Kathrin Weidler, a manager at the Weidler Auction House in Nuremberg, declined to identify the new owner of the two paintings — “Farmstead,” which went for 18,000 euros, and “Farm Buildings on the River,” which sold for 14,000 euros.
The two watercolors, listed in the catalog as “signed and dated 1914,” did not show evidence of a “good painting style,” Weidler said.
Still, they attracted a few bidders at the auction house and seven telephone bidders, some from abroad, in an auction that lasted only a few minutes.
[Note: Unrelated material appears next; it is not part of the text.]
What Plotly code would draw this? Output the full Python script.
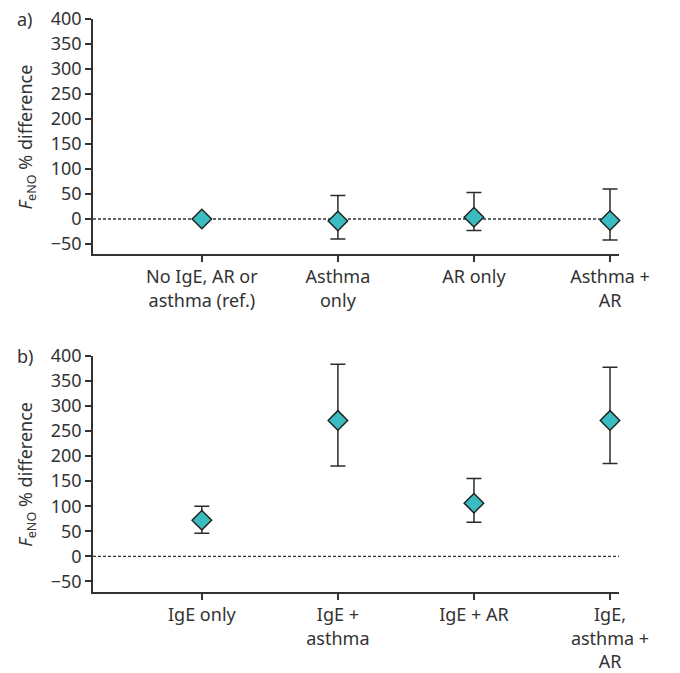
import plotly.graph_objects as go

# Panel a data
cats_a = ["No IgE, AR or<br>asthma (ref.)", "Asthma<br>only", "AR only", "Asthma +<br>AR"]
est_a = [0, -4, 3.5, -3]
upper_a = [0, 47, 53, 60]
lower_a = [0, -40, -23, -42]

# Panel b data
cats_b = ["IgE only", "IgE +<br>asthma", "IgE + AR", "IgE,<br>asthma +<br>AR"]
est_b = [72, 271, 106, 271]
upper_b = [100, 383, 155, 377]
lower_b = [46, 180, 68, 185]

y_ticks = [-50, 0, 50, 100, 150, 200, 250, 300, 350, 400]

FONT = "Source Sans Pro, Noto Sans, sans-serif"
TXT = "#333333"
TEAL = "#3BBCC0"
FS = 18

fig = go.Figure()

def add_panel(cats, est, upper, lower, xa, ya):
    xs = list(range(len(cats)))
    err = dict(type="data", symmetric=False,
               array=[u - e for u, e in zip(upper, est)],
               arrayminus=[e - l for e, l in zip(est, lower)],
               color="#2b2b2b", thickness=1.5, width=7.5)
    fig.add_trace(go.Scatter(
        x=xs, y=est, mode="markers", xaxis=xa, yaxis=ya,
        marker=dict(symbol="diamond", size=15, color=TEAL,
                    line=dict(color="#222222", width=1.5)),
        error_y=err, showlegend=False, cliponaxis=False))

add_panel(cats_a, est_a, upper_a, lower_a, "x", "y")
add_panel(cats_b, est_b, upper_b, lower_b, "x2", "y2")

xrange = [-0.8, 3.066]
common_x = dict(range=xrange, showline=True, linecolor=TXT, linewidth=1.5,
                ticks="outside", ticklen=6, tickcolor=TXT, tickwidth=1.5,
                showgrid=False, zeroline=False, automargin=False,
                tickfont=dict(family=FONT, size=FS, color=TXT))
common_y = dict(showline=True, linecolor=TXT, linewidth=1.5,
                ticks="outside", ticklen=6, tickcolor=TXT, tickwidth=1.5,
                showgrid=False, zeroline=False, automargin=False, tickvals=y_ticks,
                ticktext=[str(v).replace("-", "\u2212") for v in y_ticks],
                tickfont=dict(family=FONT, size=FS, color=TXT))

fig.update_layout(
    width=680, height=673,
    margin=dict(l=93, r=61, t=19, b=81),
    plot_bgcolor="white", paper_bgcolor="white",
    xaxis=dict(common_x, domain=[0, 1], anchor="y", tickvals=[0, 1, 2, 3], ticktext=cats_a),
    yaxis=dict(common_y, domain=[0.5899, 1], anchor="x", range=[-70, 400]),
    xaxis2=dict(common_x, domain=[0, 1], anchor="y2", tickvals=[0, 1, 2, 3], ticktext=cats_b),
    yaxis2=dict(common_y, domain=[0, 0.4124], anchor="x2", range=[-71, 400]),
)

for ya, xa in (("y", "x"), ("y2", "x2")):
    fig.add_shape(type="line", xref=xa, yref=ya, x0=xrange[0], x1=xrange[1], y0=0, y1=0,
                  line=dict(color=TXT, width=1.3, dash="3px,2px"), layer="below")

title = "<i>F</i><sub>eNO</sub> % difference"
for ycen in ((0.5899 + 1) / 2, 0.4124 / 2):
    fig.add_annotation(text=title, xref="paper", yref="paper", x=-0.1255, y=ycen,
                       textangle=-90, xanchor="center", yanchor="middle", showarrow=False,
                       font=dict(family=FONT, size=FS, color=TXT))

fig.add_annotation(text="a)", xref="paper", yref="paper", x=-0.148, y=1.0,
                   xanchor="left", yanchor="middle", showarrow=False,
                   font=dict(family=FONT, size=FS, color=TXT))
fig.add_annotation(text="b)", xref="paper", yref="paper", x=-0.148, y=0.4124,
                   xanchor="left", yanchor="middle", showarrow=False,
                   font=dict(family=FONT, size=FS, color=TXT))

fig.write_html("out.html", config={"displayModeBar": False},
               post_script="document.body.style.margin='0';document.body.style.overflow='hidden';")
“I don’t think they’re fakes,” said Richard Westwood- Brookes, historical documents expert at auction house Mullocks, which carried out the sale. He said he did not believe anyone would have the nerve to fake the pictures, given the global publicity they have received.
The paintings found their way to Russia after World War II and were sold at Saturday’s auction on behalf of a Polish owner who lives in Nuremberg, Weidler said. She would not say whether the new owner, who bid by telephone, was from Germany or abroad.
As a young man, Hitler sought to earn his living as an artist. He is thought to have painted hundreds of works, several of which have come up for sale over the years.
Weidler Auction House owner Herbert Weidler has said he sold one four years ago for 11,000 euros.
In England on Thursday, what a British auction house says was a set of 15 paintings and sketches by the young Hitler sold for $143,358.